The dataset contains anonymous observations for 958 local public hospitals, identified by a researcher-generated variable “firm-id”. The output variable (\(Y_i\)) is the logarithm of the sum of the annual number of inpatients and outpatients, where an inpatient is a hospital patient who occupies a bed for at least one night and an outpatient is a patient who receives treatment at a hospital but does not spend the night there. The two input variables (\(X_{1,i}\) and \(X_{2,i}\)) are the logarithm of the total labor cost per year (total number of employees times per capita annual salary) and the logarithm of the total capital cost (total number of beds times the sum of depreciation and interest per bed). The environmental variable (\(Z_i\)) is the number of examinations per patient, which represents the severity of the illness in which each hospital is primarily responsible for treatment. We assume the following partially linear model in Sect. 3.2 for this dataset:

$$\begin{aligned} Y_i= & {} \beta _0 + \beta _1 X_{1,i} + \beta _2 X_{2,i} +V_i - U_i \nonumber \\= & {} \beta _0 + \beta _1 X_{1,i} + \beta _2 X_{2,i} -g(Z_i) + (V_i - (U_i-g(Z_i))) \nonumber \\\equiv & {} \beta _0 + \beta _1 X_{1,i} + \beta _2 X_{2,i} -g(Z_i) +\epsilon _i^*, \end{aligned}$$
(15)

where \(U_i\) is the inefficiency, \(V_i \sim N(0,\sigma _V^2)\) is the noise that is supposed to be independent of \((X_{1,i},X_{2,i},Z_i)\) and \(E(U_i | \mathbf{X}_i,Z_i) = E(U_i|Z_i) = g(Z_i)\) is the inefficiency function. Since some hospitals are known to have characteristics that are different from those of other hospitals in this dataset, we conduct outlier detection and remove 26 observations before fitting Model (15). The method used for outlier detection consists in first obtaining the residuals by fitting the partially linear median regression model to the data \((Y_i,X_{1,i},X_{2,i},Z_i)\), and then doing univariate outlier detection based on the residuals applying the methods available in the R package extremevalues.

First, we estimate \(\beta _1\) and \(\beta _2\) using the method in Speckman (1988), which yields \({\hat{\beta }}_1= 0.240\) and \({\hat{\beta }}_2=0.500\).
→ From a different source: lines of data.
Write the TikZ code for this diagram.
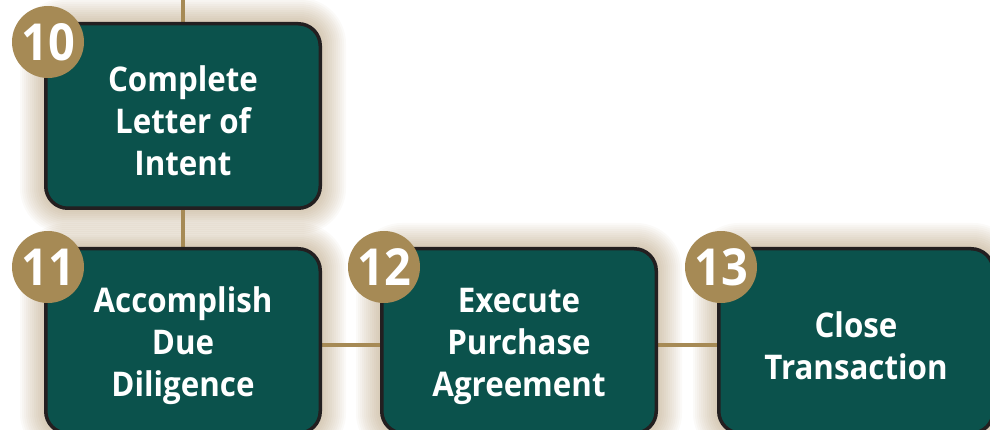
\documentclass[tikz,border=0pt]{standalone}
\usepackage{fontspec}
\setmainfont{Open Sans}[FakeStretch=0.92]
\usetikzlibrary{calc}
\definecolor{boxfill}{HTML}{0B524C}
\definecolor{boxedge}{HTML}{231F20}
\definecolor{gold}{HTML}{A68A55}
\definecolor{glowc}{HTML}{9C7C4C}
\pgfdeclarelayer{glow}
\pgfdeclarelayer{lines}
\pgfsetlayers{glow,lines,main}
\newcommand\myglow[1]{%
  \foreach \i in {2,4,...,24}{%
    \fill[glowc, opacity=0.04, rounded corners={(22+\i)*1pt}]
      ($(#1.north west)+(-\i,\i)$) rectangle ($(#1.south east)+(\i,-\i)$);}}
\begin{document}
\begin{tikzpicture}[x=1pt,y=1pt,
  stepbox/.style={draw=boxedge, line width=3.5pt, fill=boxfill, rounded corners=22pt,
    minimum width=274.5pt, minimum height=184.5pt, text=white, align=center, inner sep=0pt,
    font=\fontsize{34}{42}\selectfont\bfseries},
  badge/.style={circle, fill=gold, minimum size=72pt, inner sep=0pt, text=white,
    font=\fontsize{51}{51}\selectfont\bfseries},
  link/.style={draw=gold, line width=4.5pt}]
\useasboundingbox (0,0) rectangle (990,430);
\node[stepbox] (b10) at (183,314) {\\[-6pt]Complete\\Letter of\\Intent};
\node[stepbox] (b11) at (183,89) {\\[-6pt]Accomplish\\Due\\Diligence};
\node[stepbox] (b12) at (519,89) {\\[-6pt]Execute\\Purchase\\Agreement};
\node[stepbox] (b13) at (856,89) {\\[-6pt]Close\\Transaction};
\node[badge] (n10) at ($(b10.north west)+(4,-20)$) {10};
\node[badge] (n11) at ($(b11.north west)+(4,-20)$) {11};
\node[badge] (n12) at ($(b12.north west)+(4,-20)$) {12};
\node[badge] (n13) at ($(b13.north west)+(4,-20)$) {13};
\coordinate (top) at (183,432);
\begin{pgfonlayer}{glow}
  \myglow{b10}\myglow{b11}\myglow{b12}\myglow{b13}
\end{pgfonlayer}
\begin{pgfonlayer}{lines}
  \draw[link] (top) -- (b10.north);
  \draw[link] (b10.south) -- (b11.north);
  \draw[link] ([yshift=-4pt]b11.east) -- ([yshift=-4pt]b12.west);
  \draw[link] ([yshift=-4pt]b12.east) -- ([yshift=-4pt]b13.west);
\end{pgfonlayer}
\end{tikzpicture}
\end{document}
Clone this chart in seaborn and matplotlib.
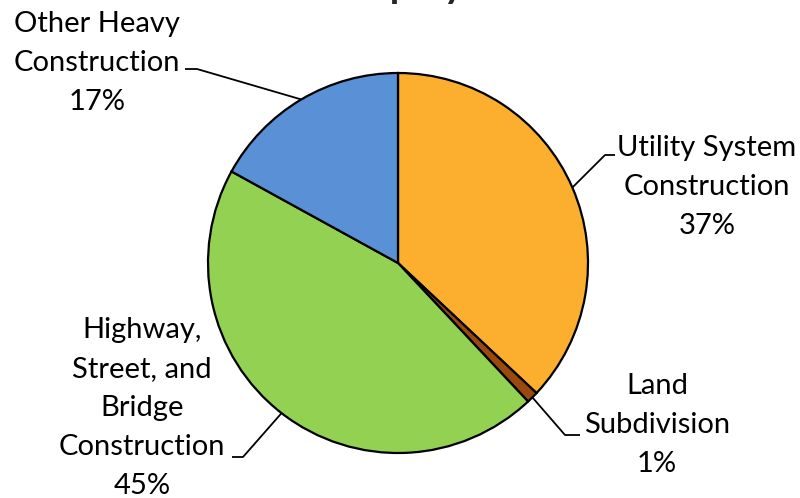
import numpy as np
import matplotlib
matplotlib.use("Agg")
import matplotlib.pyplot as plt
import seaborn as sns

# Employment share by subsector (percent)
categories = ["Utility System\nConstruction", "Land\nSubdivision",
              "Highway,\nStreet, and\nBridge\nConstruction", "Other Heavy\nConstruction"]
shares = [37, 1, 45, 17]
colors = ["#FCAF2E", "#9A4A0C", "#93D152", "#5990D6"]
title = "Employment"

sns.set_theme(style="white")
plt.rcParams["font.family"] = ["Lato", "DejaVu Sans"]

W, H = 800, 498
fig = plt.figure(figsize=(W / 100, H / 100), dpi=100)
ax = fig.add_axes([0, 0, 1, 1])
ax.set_xlim(0, W)
ax.set_ylim(0, H)
ax.set_aspect("equal")
ax.axis("off")

cx, cy, r = 398, H - 263, 190
wedges, _ = ax.pie(shares, colors=colors, startangle=90, counterclock=False,
                   center=(cx, cy), radius=r, frame=True,
                   wedgeprops=dict(edgecolor="black", linewidth=1.6))
ax.set_xlim(0, W)
ax.set_ylim(0, H)
ax.axis("off")

# label text centre (px), elbow point (px), end of short horizontal (px)
label_pos = [(707, 187), (657, 425), (142, 408), (97, 63)]
elbows = [(605, 155), (565, 435), (243, 457), (197, 69)]
tails = [(615, 155), (580, 435), (232, 457), (185, 69)]

for w, cat, val, (tx, ty), (ex, ey), (hx, hy) in zip(
        wedges, categories, shares, label_pos, elbows, tails):
    mid = np.deg2rad((w.theta1 + w.theta2) / 2)
    px, py = cx + r * np.cos(mid), cy + r * np.sin(mid)
    ax.plot([px, ex, hx], [py, H - ey, H - hy], color="black", lw=1.3,
            solid_capstyle="butt", zorder=1)
    ax.text(tx, H - ty, f"{cat}\n{val}%", ha="center", va="center",
            fontsize=21, linespacing=1.62, color="black")

# Title sits above the visible area; only its descenders show
fig.canvas.draw()
renderer = fig.canvas.get_renderer()
probe = fig.text(0, 0, "plo", fontsize=10, fontweight="bold")
w_plo = probe.get_window_extent(renderer).width
probe.remove()
fs = 10 * 54 / w_plo
probe = fig.text(0, 0, "Em", fontsize=fs, fontweight="bold")
w_em = probe.get_window_extent(renderer).width
probe.remove()
em_px = fs * 100 / 72
fig.text((391 - w_em) / W, 1 + (0.22 * em_px - 7) / H, title,
         fontsize=fs, fontweight="bold", ha="left", va="baseline")

fig.savefig("out.png", dpi=100, facecolor="white")
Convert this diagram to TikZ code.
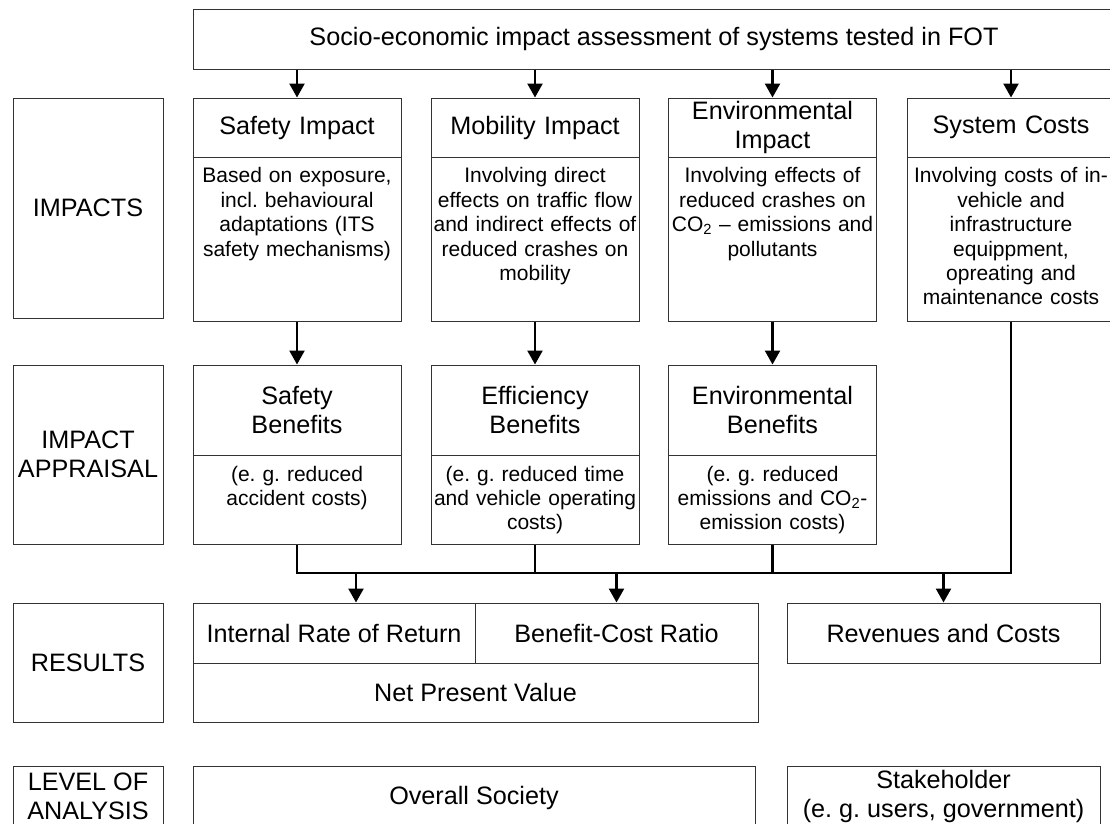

Then, we estimate \(\beta _0\) using the method outlined in Sect. 3.2 and obtain the estimates of \(\beta _0\) given in Table 6, depending on the tuning parameter \(\lambda \). After estimating \(\beta _0\) by the average value of all \({\hat{\beta }}_0(\lambda )\), which is \(-\) 3.106, we estimate the inefficiency function \(g(\cdot )\) using local linear regression. In Fig. 2, we plot the estimate of the inefficiency function \(g(Z_i)\) using our method (solid curve) and the method of Parmeter et al. (2017) assuming \(\beta _0=0\) (dotted curve). As expected, in both cases the inefficiency function increases as the severity of illness increases (actually, the two estimated curves have only a constant difference). The result suggests that if we ignore \(\beta _0\) by assuming that \(\beta _0=0\), then we overestimate the level of the inefficiency function. Hence, if one is interested in the exact level of the inefficiency function and is not sure that \(\beta _0\) is zero, we recommend to use our method as a safer option.

Fig. 2
figure 2

The estimates of the inefficiency function \(g(\cdot )\). The solid curve is obtained using our method and the dotted one is from Parmeter et al. (2017) assuming \(\beta _0=0\)

6 Conclusion

This paper proposes a new method to estimate various stochastic frontier models with a relaxed assumption on the inefficiency distribution. Previous research relied on the work of Hall and Simar (2002), which is known to work well in low noise settings only. Instead, we proposed estimators building on the recent work of Kneip and his coworkers and showed in the numerical study that the proposed methods work well for various levels of the noise.